Curated by Sam Willis, a barrister at 5 King's Bench Walk.
News
'Prosecutors could lead investigations'
Prosecutors could be given the power to direct police investigations under plans for a “once in a generation” overhaul of the criminal justice system.
Boris Johnson has committed to establishing a royal commission on the criminal justice process, to be launched as soon as next month.
The Times has been told that the commission will examine the procurator fiscal model in Scotland, in which prosecutors have the power to direct police investigations into serious crimes. Prosecutors have similar powers in France.

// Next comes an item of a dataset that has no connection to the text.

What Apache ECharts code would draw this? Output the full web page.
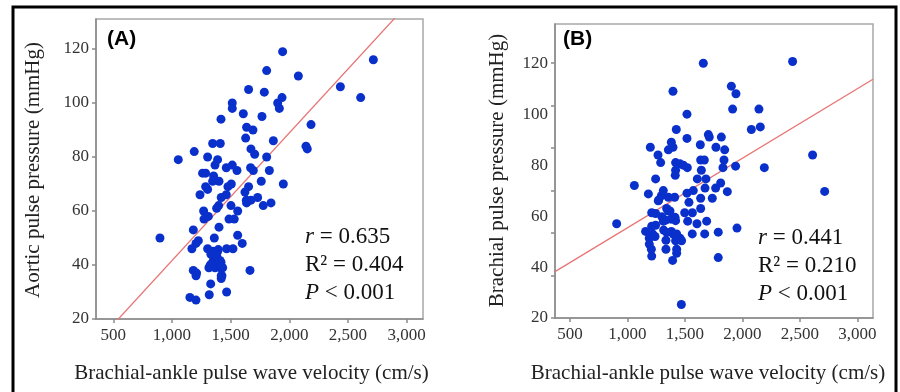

40% of Crown Courts Stand Idle
Up to 40 per cent of crown courts in England and Wales are sitting idle as criminal cases have plunged to record lows despite rising crime, The Telegraph can reveal.
The Ministry of Justice (MoJ) has cut the number of days on which it will fund judges to sit by more than 15 per cent this year because of a slump in cases coming before the courts. It has resulted in between 25 per cent and 40 per cent of courts sitting empty on any one day as police forces solve fewer cases and crown prosecutors bring fewer to trial, according to data seen by The Daily Telegraph.
Private Police Service to Prosecute
A private police service is mounting the UK’s first private prosecutions for theft and other “minor” crimes because it claims the police have “given up” taking them to court. The private firm, which provides neighbourhood policing to residents, firms and shops, says it has set up a new prosecution unit after its teams have apprehended shoplifters, pickpockets and drug dealers only to be told by officers called to the scene to release them.
The company initially plans to fund the prosecution unit out of its own resources, effectively at a loss, until it can establish if it will be successful. Its 30 “bobbies”, who are uniformed with red vests and caps, provide cover 24/7 for up to 250 houses on each beat and the firm promises to have a response at the scene within five minutes, all for a fee of £100 to £200 a month per household.
'Levels of child criminal exploitation almost back to Victorian times'
The criminal exploitation of children is at its highest level in modern times as gangs capitalise on a lack of youth facilities and school exclusions to groom children, a police chief has revealed. Chief constable Shaun Sawyer said that as state provision for children receded in the last decade, driven in part by austerity, criminals had exploited the space between “the school gate and the front door”.
Sawyer said most of those youngsters subjected to modern slavery and human trafficking were British nationals, up 73.7% on the previous year, at about 726 people. He said that while in previous years, sexual exploitation or labour exploitation were the biggest reasons to class someone as a modern slave, it was now criminal exploitation driven by drug gangs, and including the county lines model of distributing and selling illegal narcotics.
'SFO convictions dwindle as caseload shrinks'
According to a freedom of information request by the Gazette, five defendants prosecuted by the SFO were convicted in calendar 2019, compared with 17 in the year ended 31 March 2019 and 10 in the year ended 31 March 2018. The SFO’s caseload has also shrunk, with the number of active investigations falling by 20% from 75 in 2017/18 to around 60 today.
Other
'No certainty terror offenders can be cured'
The psychologist behind the UK's main deradicalisation programme for terror offenders says it can never be certain that attackers have been "cured". Christopher Dean told the BBC some terror offenders who take part in his Healthy Identity Intervention (HII) scheme appear to regress because of their uniquely complex identities. Mr Dean spoke out after HII participant Usman Khan stabbed two people to death near London Bridge on 29 November.